The new materialism offers a way forward in dissolving the boundaries of meaning-making between humans and objects when looking at communication. Bennett (Citation2010) saw the immanent agency of objects as including, ‘the ability to make things happen, to produce effects’ (p. 5). Coole and Frost (Citation2010) saw materiality as ‘something more than ‘mere’ matter: an excess, force, vitality, relationality, or difference that renders matter active, self-creative, productive, unpredictable’ (p. 9). Dolphijn and Van Der Tuin (Citation2012) argued that the new materialism offered a lens that evaded classification and modernist framing (p. 111). In breaking down boundaries, it was possible to think about how new relationships could be re-configured between objects and stories. We then could re-think the boundaries between the objects in the film and the talk through a more ‘intra-active’ perspective.

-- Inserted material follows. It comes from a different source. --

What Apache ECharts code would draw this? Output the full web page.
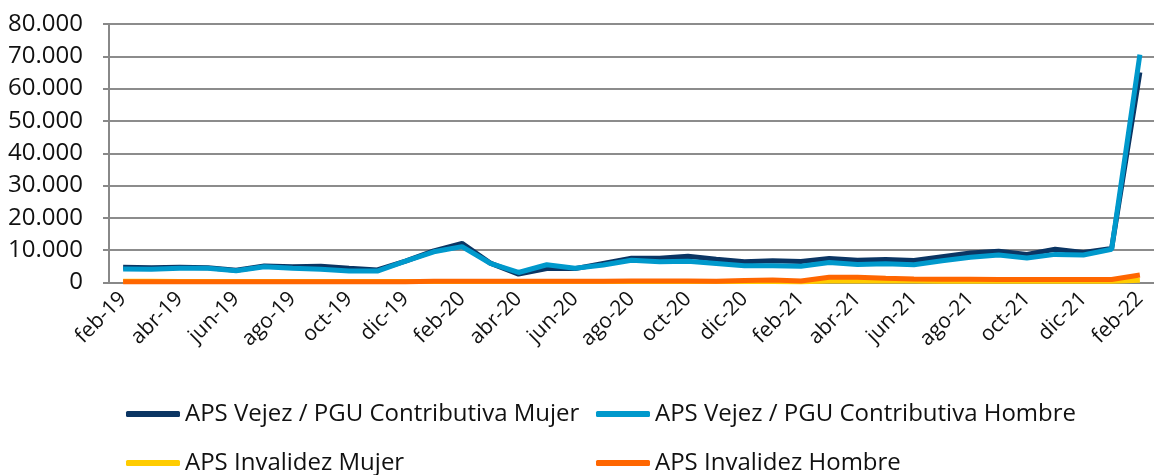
<!DOCTYPE html>
<html>
<head>
<meta charset="utf-8">
<script src="https://cdn.jsdelivr.net/npm/echarts@6/dist/echarts.min.js"></script>
<style>
  html, body { margin: 0; padding: 0; background: #fff; }
  #chart { width: 1154px; height: 475px; }
</style>
</head>
<body>
<div id="chart"></div>
<script>
const months = [
  'feb-19', 'mar-19', 'abr-19', 'may-19', 'jun-19', 'jul-19', 'ago-19', 'sep-19', 'oct-19', 'nov-19', 'dic-19',
  'ene-20', 'feb-20', 'mar-20', 'abr-20', 'may-20', 'jun-20', 'jul-20', 'ago-20', 'sep-20', 'oct-20', 'nov-20', 'dic-20',
  'ene-21', 'feb-21', 'mar-21', 'abr-21', 'may-21', 'jun-21', 'jul-21', 'ago-21', 'sep-21', 'oct-21', 'nov-21', 'dic-21',
  'ene-22', 'feb-22'
]
const vejezMujer = [
  4700, 4600, 4700, 4600, 3800, 5100, 4900, 5000, 4400, 3900, 6600,
  9800, 12100, 6000, 2600, 4300, 4300, 5900, 7500, 7500, 8100, 7200, 6400,
  6700, 6500, 7400, 6900, 7100, 6800, 8000, 9100, 9700, 8700, 10300, 9300,
  10500, 65000
]
const vejezHombre = [
  4200, 4100, 4400, 4400, 3650, 4900, 4400, 4100, 3550, 3550, 6600,
  9500, 11100, 5950, 3100, 5500, 4400, 5400, 6900, 6400, 6600, 5900, 5200,
  5200, 5000, 6200, 5600, 5800, 5500, 6700, 7800, 8500, 7600, 8700, 8500,
  10300, 70500
]
const invalidezMujer = [
  350, 350, 340, 330, 320, 330, 330, 320, 310, 300, 300,
  320, 330, 300, 280, 300, 290, 280, 300, 310, 320, 300, 290,
  300, 200, 500, 550, 500, 450, 420, 400, 400, 400, 400, 400,
  400, 700
]
const invalidezHombre = [
  250, 260, 250, 240, 230, 240, 240, 230, 220, 220, 230,
  350, 420, 400, 350, 420, 400, 380, 450, 470, 480, 420, 600,
  780, 460, 1600, 1600, 1300, 1100, 1000, 1000, 950, 900, 900, 900,
  900, 2300
]
const seriesNames = [
  'APS Vejez / PGU Contributiva Mujer',
  'APS Vejez / PGU Contributiva Hombre',
  'APS Invalidez Mujer',
  'APS Invalidez Hombre'
]
const colors = ['#0b3563', '#0099cc', '#ffcc00', '#ff6600']

const font = 'Open Sans'
const chart = echarts.init(document.getElementById('chart'))

// miles con punto
function fmt(v) {
  return String(v).replace(/\B(?=(\d{3})+(?!\d))/g, '.')
}

function lineSerie(idx, data) {
  return {
    name: seriesNames[idx],
    type: 'line',
    data: data,
    symbol: 'none',
    smooth: false,
    lineStyle: { width: 5, color: colors[idx] },
    itemStyle: { color: colors[idx] },
    z: 2 + idx
  }
}

// una leyenda por item, para que queden en columnas como en el original
function legendItem(idx, left, top) {
  return {
    left: left,
    top: top,
    data: [seriesNames[idx]],
    itemWidth: 54,
    itemHeight: 6,
    icon: 'roundRect',
    padding: 0,
    textStyle: { fontFamily: font, fontSize: 24, color: '#111', lineHeight: 28 }
  }
}

const option = {
  animation: false,
  backgroundColor: '#fff',
  color: colors,
  grid: { left: 109, top: 24, width: 1058, bottom: 192.5, containLabel: false },
  legend: [
    legendItem(0, 126, 400),
    legendItem(1, 596, 400),
    legendItem(2, 126, 449),
    legendItem(3, 596, 449)
  ],
  xAxis: {
    type: 'category',
    data: months,
    boundaryGap: true,
    axisLine: { lineStyle: { color: '#888', width: 2 } },
    axisTick: { show: false },
    axisLabel: {
      interval: 1,
      rotate: 45,
      margin: 13,
      fontFamily: font,
      fontSize: 21,
      color: '#111'
    }
  },
  yAxis: {
    type: 'value',
    min: 0,
    max: 80000,
    interval: 10000,
    axisLine: { show: true, lineStyle: { color: '#888', width: 2 } },
    axisTick: { show: true, inside: false, length: 6, lineStyle: { color: '#888', width: 2 } },
    splitLine: { lineStyle: { color: '#8c8c8c', width: 2 } },
    axisLabel: {
      margin: 26,
      fontFamily: font,
      fontSize: 24,
      color: '#111',
      formatter: fmt
    }
  },
  series: [
    lineSerie(0, vejezMujer),
    lineSerie(1, vejezHombre),
    lineSerie(2, invalidezMujer),
    lineSerie(3, invalidezHombre)
  ]
}

chart.setOption(option)
</script>
</body>
</html>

Intra-active perspectives to make sense of communicative ensembles

The work of Barad (Citation2007) has focused on the ‘inter-action’ between humans and the non-human. Kuby et al. (Citation2015) drew on Barad’s concept of ‘intra-action’ to look at the relationship between materials and time and space within literacy learning. They considered ‘a post humanist view of materials and humans intra-actively entangled together’ (Kuby et al., Citation2015, p. 4). This turn was a significant shift and required a more developed understanding of the material object’s active role in meaning-making ensembles. This perspective offered a challenge to ideas of the object as ‘background’ within a communicative setting, but brought alive possibilities for complex interactions between objects and human (Hultman & Lenz Taguchi, Citation2010). We also recognised the resonance of the cultural symbol, ‘Ninja’ that was brought in, object-like, to this communicative ensemble (Stornaiuolo, Smith, & Phillips, Citation2017; Willis, Citation2000). Sounds also became part of the sword-like activity in this mix. The ‘Woooo ahhhh’ has a resonating force across the episode. The Ninja’s resonance is vocalised within sound and sword. The boundaries between speech and writing, material objects, gesture and sound are re-configured through the rush of this ensemble of meaning-making.

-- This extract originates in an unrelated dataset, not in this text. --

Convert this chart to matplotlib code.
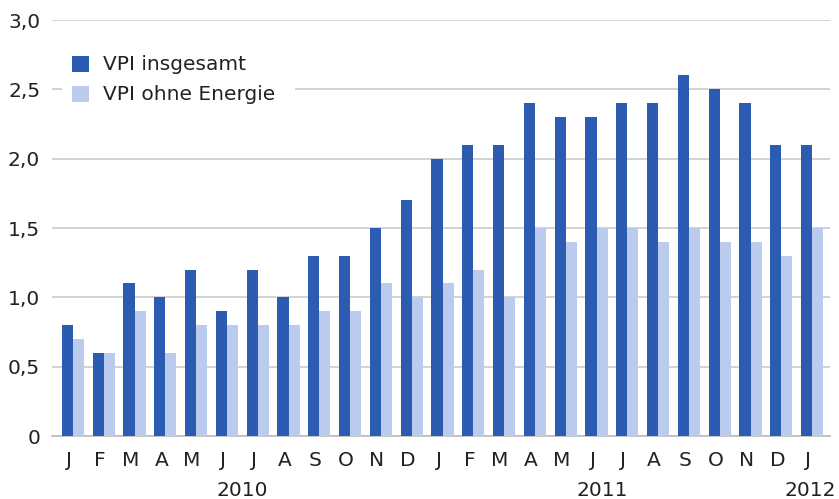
import matplotlib
matplotlib.use("Agg")
import matplotlib.pyplot as plt
import numpy as np
from matplotlib.patches import Rectangle

plt.rcParams['font.family'] = ['DejaVu Sans']

months = ["J", "F", "M", "A", "M", "J", "J", "A", "S", "O", "N", "D",
          "J", "F", "M", "A", "M", "J", "J", "A", "S", "O", "N", "D", "J"]
years = ["2010", "2011", "2012"]
vpi_total = [0.8, 0.6, 1.1, 1.0, 1.2, 0.9, 1.2, 1.0, 1.3, 1.3, 1.5, 1.7,
             2.0, 2.1, 2.1, 2.4, 2.3, 2.3, 2.4, 2.4, 2.6, 2.5, 2.4, 2.1, 2.1]
vpi_ex_energy = [0.7, 0.6, 0.9, 0.6, 0.8, 0.8, 0.8, 0.8, 0.9, 0.9, 1.1, 1.0,
                 1.1, 1.2, 1.0, 1.5, 1.4, 1.5, 1.5, 1.4, 1.5, 1.4, 1.4, 1.3, 1.5]
yticks = [0, 0.5, 1.0, 1.5, 2.0, 2.5, 3.0]
ytick_labels = ["0", "0,5", "1,0", "1,5", "2,0", "2,5", "3,0"]

dark = "#2c5bb2"
light = "#bacbee"
txt = "#222222"
fs = 14.5

fig = plt.figure(figsize=(8.39, 4.99), dpi=100)
ax = fig.add_axes([52 / 839, 63 / 499, 778 / 839, 416 / 499])

x = np.arange(len(months))
w = 0.36
ax.bar(x - w / 2, vpi_total, width=w, color=dark, zorder=3)
ax.bar(x + w / 2, vpi_ex_energy, width=w, color=light, zorder=3)

ax.set_xlim(-0.68, len(months) - 1 + 0.58)
ax.set_ylim(0, 3.0)
ax.set_yticks(yticks)
ax.set_yticklabels(ytick_labels, fontsize=fs, color=txt)
ax.yaxis.grid(True, color="#cccccc", linewidth=1.2, zorder=0)
ax.tick_params(axis="y", length=0, pad=8.5)
ax.set_xticks(x - 0.13)
ax.set_xticklabels(months, fontsize=fs, color=txt)
ax.tick_params(axis="x", length=0, pad=11)
for s in ["top", "right", "left"]:
    ax.spines[s].set_visible(False)
ax.spines["bottom"].set_color("#bbbbbb")
ax.spines["bottom"].set_linewidth(1.2)

# year labels under the month ticks
year_pos = [5.5, 17.2, 23.95]
for yp, yl in zip(year_pos, years):
    ax.text(yp, -0.39, yl, ha="center", va="center", fontsize=fs,
            color=txt, transform=ax.transData, clip_on=False)

# legend with white background covering the grid
leg_bg = Rectangle((62 / 839, 1 - 108 / 499), 233 / 839, 64 / 499,
                   transform=fig.transFigure, facecolor="white",
                   edgecolor="none", zorder=5)
fig.patches.append(leg_bg)
for i, (lab, col) in enumerate([("VPI insgesamt", dark), ("VPI ohne Energie", light)]):
    yc = 64 + i * 30
    fig.patches.append(Rectangle((72 / 839, 1 - (yc + 8) / 499), 17 / 839, 16 / 499,
                                 transform=fig.transFigure, facecolor=col,
                                 edgecolor="none", zorder=6))
    fig.text(103 / 839, 1 - yc / 499, lab, ha="left", va="center", fontsize=fs,
             color=txt, zorder=7)

fig.savefig("out.png", dpi=100)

Reflection – where does this get us?

We need to start thinking differently about what literacy and language is and what it could be, drawing on the young people’s representational practices where material objects and communication became entangled together. We have found this episode very complex to represent here as it brings in metre-ruler swords, sounds, jumps, noises, leaps, written inscribed text, gestures and words but it also plays with meaning. Sometimes, silence is also relevant and we have found in similar instances (for instance, in a youth-created film about fishing where the action takes place in silence) that our language of description fails in response to this. What we also argue here, however, is that young people’s perceptions of language and literacy in lived representational practice can be a key source of thinking for literacy and language research and this adds to an understanding of the field that works to incorporate what young people recognise as important into disciplinary understandings. When we co-produce with young people everyday understandings come to the fore, and our argument here is that this in itself can re-shape how we see literacy and language as a site of enquiry and could lead to new conceptualisations, drawn from the everyday, on what literacy and language could become.

Disclosure statement

No potential conflict of interest was reported by the authors.

Additional information

Funding

This work was supported by Arts and Humanities Research Council [grant number AHRJ011959/1].